It’s a buyer’s market for homes in Chicago – unless you’re self-employed

Home prices in the Chicago area are down – and for those looking to make a move, it’s a buyer’s market. Some mortgage companies are looking to cash in as well. Incentives are everywhere. In some cases, applying for a home loan is as easy as clicking the mouse. And people are buying.

Last month, home sales in Chicago were up by nearly 42 percent compared with February 2009.  This boost was helped by the fact that the median home sale price in February dropped more than 19 percent since last year.

With interest rates at near-historic lows, it should be a great time to slip into something more comfortable – by refinancing, getting a good deal on a home, or taking advantage of the $8,000 first-time buyers credit.

But before you run out to a broker or a bank for a mortgage, ask yourself one important question: Are you self-employed?

If you answered yes, ask yourself a second question: How long have you been self-employed?

The answers could very well determine whether or not you’ll be able to buy that house you’ve been dreaming of.

Rob Migasi, a senior mortgage banker for 1st Advantage Mortgage in Park Ridge, said the days of qualifying anyone with a pulse are long gone.

“I call it ‘the triangle of lending’ – credit, income, and assets. A few years back, you could be strong in only one or two of those areas and still get a loan,” Migasi said. “You could even be weak in all three of those areas and get a loan.”

“Nowadays, you have to fit all three of those criteria,” Migasi said. “You have to have strong credit, you have to have assets, and you have to prove that you make money.”

And in an economy with high unemployment, many have turned to starting their own businesses – but that has come at a cost.  Would-be homeowners who file a 1099 rather than a W-2 form are finding out that being self-employed may be a roadblock in refinancing or buying a home.

“If you are a salaried employee, recently lost your job and decided that you’re going to start a business – you have no history in this business,” Migasi said. “So, if you’re going to go and sell widgets, there is no way that an underwriter will be able to say, ‘Hey, he’s going to make money, so he can afford this house.’”

That means that 1099 filers with low debt-to-income ratios, large down payments, and even stellar credit may not be able to secure a mortgage, especially if they have owned their businesses for less than two years.

And even if you currently have a mortgage and are able to sell your home, you may not be able to qualify for a new mortgage under the more stringent guidelines.

“We look for borrowers who are going to pay us back,” said Jim Lynch, CEO of Leaders Bank, a financial institution that caters to business owners’ and entrepreneurs’ special needs.
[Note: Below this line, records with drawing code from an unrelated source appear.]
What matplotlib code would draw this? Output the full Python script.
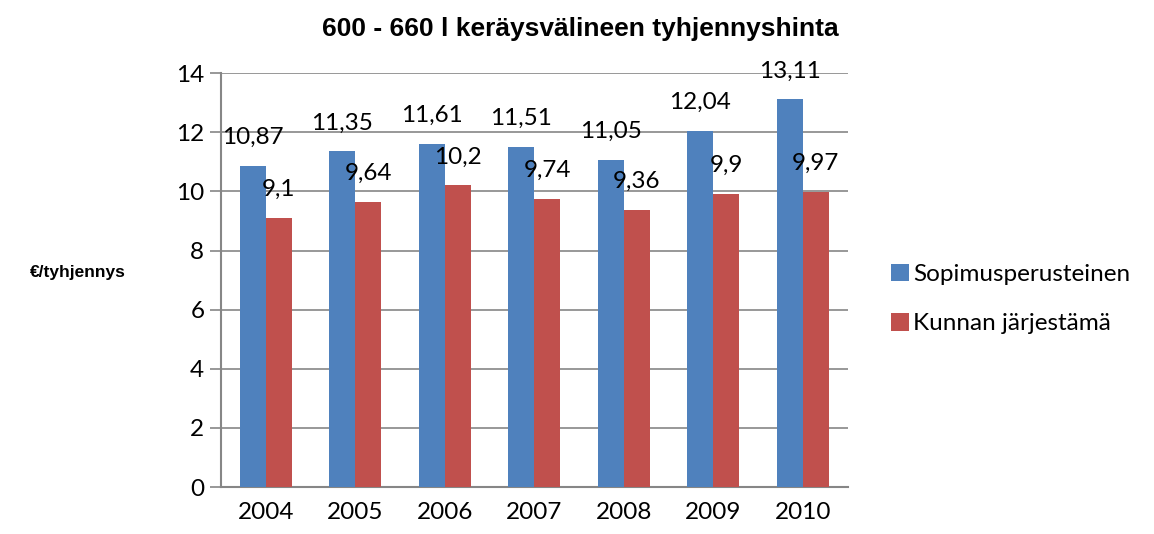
import matplotlib
matplotlib.use('Agg')
import matplotlib.pyplot as plt
import numpy as np

# data
years = ['2004', '2005', '2006', '2007', '2008', '2009', '2010']
sopimus = [10.87, 11.35, 11.61, 11.51, 11.05, 12.04, 13.11]
kunnan = [9.1, 9.64, 10.2, 9.74, 9.36, 9.9, 9.97]
series_names = ['Sopimusperusteinen', 'Kunnan järjestämä']

plt.rcParams['font.family'] = ['Lato', 'DejaVu Sans']

blue = '#4F81BD'
red = '#C0504D'
grey = '#868686'

fig = plt.figure(figsize=(11.54, 5.34), dpi=100, facecolor='white')
ax = fig.add_axes([0.1915, 0.088, 0.543, 0.775])

x = np.arange(len(years))
w = 0.29
b1 = ax.bar(x - w / 2, sopimus, w, color=blue, label=series_names[0], zorder=3)
b2 = ax.bar(x + w / 2, kunnan, w, color=red, label=series_names[1], zorder=3)

def fmt(v):
    return ('%g' % v).replace('.', ',')

for bars, vals in ((b1, sopimus), (b2, kunnan)):
    for rect, v in zip(bars, vals):
        ax.annotate(fmt(v), (rect.get_x() + rect.get_width() / 2, v),
                    xytext=(0, 13), textcoords='offset points',
                    ha='center', va='bottom', fontsize=17.5, zorder=5)

ax.set_xlim(-0.5, len(years) - 0.5)
ax.set_ylim(0, 14)
ax.set_yticks(np.arange(0, 15, 2))
ax.set_xticks(x)
ax.set_xticklabels(years)
ax.yaxis.grid(True, color=grey, linewidth=1.2, zorder=0)
ax.set_axisbelow(True)
for s in ('top', 'right'):
    ax.spines[s].set_visible(False)
ax.spines['left'].set_color(grey)
ax.spines['bottom'].set_color(grey)
ax.spines['left'].set_linewidth(1.5)
ax.spines['bottom'].set_linewidth(1.5)
ax.tick_params(axis='y', length=8, color=grey, width=1.2, labelsize=17.5, pad=4)
ax.tick_params(axis='x', length=0, labelsize=17.5, pad=11)

fig.text(0.503, 0.945, '600 - 660 l keräysvälineen tyhjennyshinta',
         ha='center', va='center', fontsize=19, fontweight='bold',
         family=['Liberation Sans', 'DejaVu Sans'])
fig.text(0.026, 0.49, '€/tyhjennys', ha='left', va='center', fontsize=12.5,
         fontweight='bold', family=['Liberation Sans', 'DejaVu Sans'])

fig.legend(handles=[b1, b2], labels=series_names, loc='center left',
           bbox_to_anchor=(0.772, 0.44), frameon=False, fontsize=17.5,
           borderpad=0, borderaxespad=0,
           handlelength=0.75, handleheight=0.75, handletextpad=0.15,
           labelspacing=1.15)

plt.savefig('out.png', dpi=100, facecolor='white')
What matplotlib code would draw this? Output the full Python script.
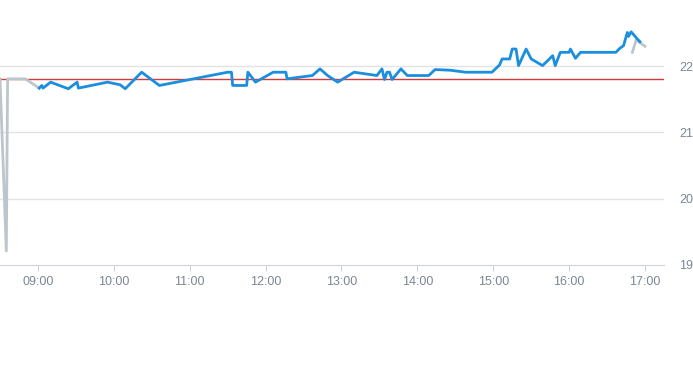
import sys
import numpy as np
import matplotlib as mpl
mpl.use("Agg")
import matplotlib.pyplot as plt
import matplotlib.dates as mdates
import pandas as pd

DAY = "2024-01-01 "

# main series (blue)
blue_times = ["09:01", "09:03", "09:04", "09:10", "09:24", "09:31", "09:32", "09:55",
              "10:05", "10:09", "10:22", "10:36", "11:30", "11:33", "11:34", "11:45",
              "11:46", "11:52", "12:06", "12:16", "12:17", "12:37", "12:43", "12:49",
              "12:57", "13:10", "13:28", "13:32", "13:34", "13:36", "13:38", "13:40",
              "13:47", "13:52", "14:09", "14:14", "14:26", "14:38", "14:59", "15:05",
              "15:07", "15:13", "15:15", "15:18", "15:20", "15:26", "15:30", "15:39",
              "15:47", "15:49", "15:53", "16:00", "16:01", "16:05", "16:09", "16:37",
              "16:40", "16:43", "16:46", "16:47", "16:49", "16:54", "16:56"]
blue_values = [21.67, 21.71, 21.67, 21.76, 21.66, 21.76, 21.67, 21.76,
               21.72, 21.66, 21.91, 21.71, 21.91, 21.91, 21.71, 21.71,
               21.91, 21.76, 21.91, 21.91, 21.81, 21.86, 21.96, 21.86,
               21.76, 21.91, 21.86, 21.96, 21.80, 21.91, 21.91, 21.80,
               21.96, 21.86, 21.86, 21.95, 21.94, 21.91, 21.91, 22.02,
               22.11, 22.11, 22.26, 22.26, 22.01, 22.26, 22.11, 22.01,
               22.16, 22.01, 22.21, 22.21, 22.26, 22.12, 22.21, 22.21,
               22.27, 22.31, 22.51, 22.45, 22.52, 22.41, 22.37]

# secondary series (grey), split in two pieces
grey_a_times = ["08:30", "08:35", "08:36", "08:50", "09:01"]
grey_a_values = [21.81, 19.21, 21.81, 21.81, 21.67]
grey_b_times = ["16:50", "16:53", "17:00"]
grey_b_values = [22.21, 22.40, 22.30]

ref_value = 21.81
y_ticks = [19, 20, 21, 22]
x_hours = ["09:00", "10:00", "11:00", "12:00", "13:00", "14:00", "15:00", "16:00", "17:00"]


def t(lst):
  return pd.to_datetime([DAY + s for s in lst])


def main():
  plt.rcParams['font.family'] = ['Liberation Sans', 'DejaVu Sans']
  fig = plt.figure(figsize=(6.93, 3.65), dpi=100)
  ax = fig.add_axes([0.0, 0.274, 664 / 693, 0.726])

  for v in y_ticks[1:]:
    ax.axhline(v, color="#e3e3e3", linewidth=1, zorder=1)
  ax.axhline(ref_value, color="#d23b3b", linewidth=1, zorder=2)

  ax.plot(t(grey_a_times), grey_a_values, color="#bcc6cc", linewidth=2, zorder=3)
  ax.plot(t(grey_b_times), grey_b_values, color="#bcc6cc", linewidth=2, zorder=3)
  ax.plot(t(blue_times), blue_values, color="#1b8fdd", linewidth=2, zorder=4)

  ax.set_xlim(pd.Timestamp(DAY + "08:30"), pd.Timestamp(DAY + "17:15"))
  ax.set_ylim(19, 23)
  ax.set_xticks(t(x_hours))
  ax.xaxis.set_major_formatter(mdates.DateFormatter("%H:%M"))
  ax.set_yticks(y_ticks)
  ax.yaxis.tick_right()

  for s in ["top", "left", "right"]:
    ax.spines[s].set_visible(False)
  ax.spines["bottom"].set_color("#cdd3d8")
  ax.tick_params(axis="x", length=4, color="#cdd3d8", pad=4, labelsize=9, labelcolor="#7b8794")
  ax.tick_params(axis="y", length=0, pad=11, labelsize=9, labelcolor="#7b8794")

  fig.savefig("out.png", dpi=100)


if __name__ == "__main__":
  sys.exit(main())
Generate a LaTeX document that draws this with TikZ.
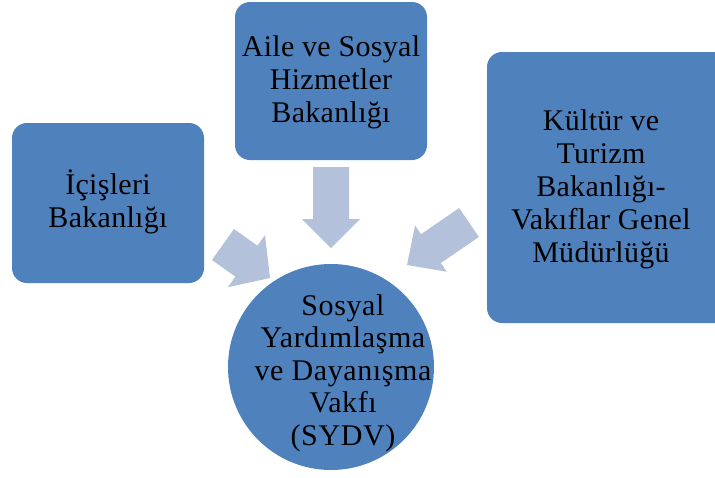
\documentclass[tikz,border=0pt]{standalone}
\usepackage{fontspec}
\setmainfont{Liberation Serif}
\usetikzlibrary{calc}
\definecolor{boxblue}{HTML}{4F81BD}
\definecolor{arrowblue}{HTML}{B3C2DA}
\newcommand{\blockarrow}[5]{%
  \path ($(#2)!#5!(#1)$) coordinate (hb);
  \fill[arrowblue] ($(#1)!#3!90:(#2)$) -- ($(hb)!#3!90:(#2)$) -- ($(hb)!#4!90:(#2)$) -- (#2)
    -- ($(hb)!#4!-90:(#2)$) -- ($(hb)!#3!-90:(#2)$) -- ($(#1)!#3!-90:(#2)$) -- cycle;
}
\begin{document}
\begin{tikzpicture}[x=1pt,y=-1pt,
  orgbox/.style={fill=boxblue,draw=none,rounded corners=15pt},
  lbl/.style={align=center,font=\fontsize{30}{33}\selectfont\addfontfeatures{LetterSpace=1},inner sep=0pt}]
\useasboundingbox (0,0) rectangle (715,477);
% boxes
\fill[orgbox] (12,123) rectangle (204,283);
\fill[orgbox] (235,2) rectangle (427,160);
\fill[orgbox] (487,52) rectangle (730,323);
\node[circle,fill=boxblue,minimum size=206pt,inner sep=0pt] (sydv) at (331,367) {};
% labels
\node[lbl] (ic) at (108,202) {İçişleri\\Bakanlığı};
\node[lbl] (aile) at (331,82) {Aile ve Sosyal\\Hizmetler\\Bakanlığı};
\node[lbl] (kt) at (601,189) {Kültür ve\\Turizm\\Bakanlığı-\\Vakıflar Genel\\Müdürlüğü};
\node[lbl,font=\fontsize{30}{32.5}\selectfont\addfontfeatures{LetterSpace=2}] (sydvt) at (343,373) {Sosyal\\Yardımlaşma\\ve Dayanışma\\Vakfı\\(SYDV)};
% arrows
\coordinate (t1) at (223,244.5); \coordinate (p1) at (270,278);
\coordinate (t2) at (331,167);   \coordinate (p2) at (331,248);
\coordinate (t3) at (469,222.5); \coordinate (p3) at (407,265);
\blockarrow{t1}{p1}{19pt}{32pt}{29pt}
\blockarrow{t2}{p2}{18pt}{29pt}{29pt}
\blockarrow{t3}{p3}{17.5pt}{28pt}{29pt}
\end{tikzpicture}
\end{document}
Lynch said that loan defaults by borrowers who were never qualified to borrow in the first place have made lenders gun shy and conservative.

And because the majority of mortgages are held by Freddie Mac and Fannie Mae, few underwriters are willing to think outside of the Freddie/Fannie box and take on the risk of lending to an otherwise financially healthy, self-employed borrower.

“A person like that may be well-qualified to get a mortgage, but may not be able to find a mortgage just because the availability of dollars in this marketplace is pretty scarce,” Lynch said. “And that’s the unfortunate thing.”

Even though it’s a buyer’s market, some entrepreneurs looking to take a chance on a new venture may have to wait before they can find someone to take a chance on them.

Tips for the self-employed looking to qualify for a home loan

-If your business is brand-new, you may have to rent until you can get six months to a year of financial documentation of your earnings on paper.

-If you don’t want to wait that long, you can try to secure a loan with a local community bank.  Often, banks that maintain a portfolio themselves, instead of trying to sell the mortgage to another company, are more likely to be able to lend, because they aren’t restricted by the same Freddie and Fannie guidelines that the majority of lenders are strictly following.

-A tip for the newly self-employed: consider reducing the number of deductions you take as business expenses.  The more money you deduct, the less income is available that the lender can use to qualify you for a loan.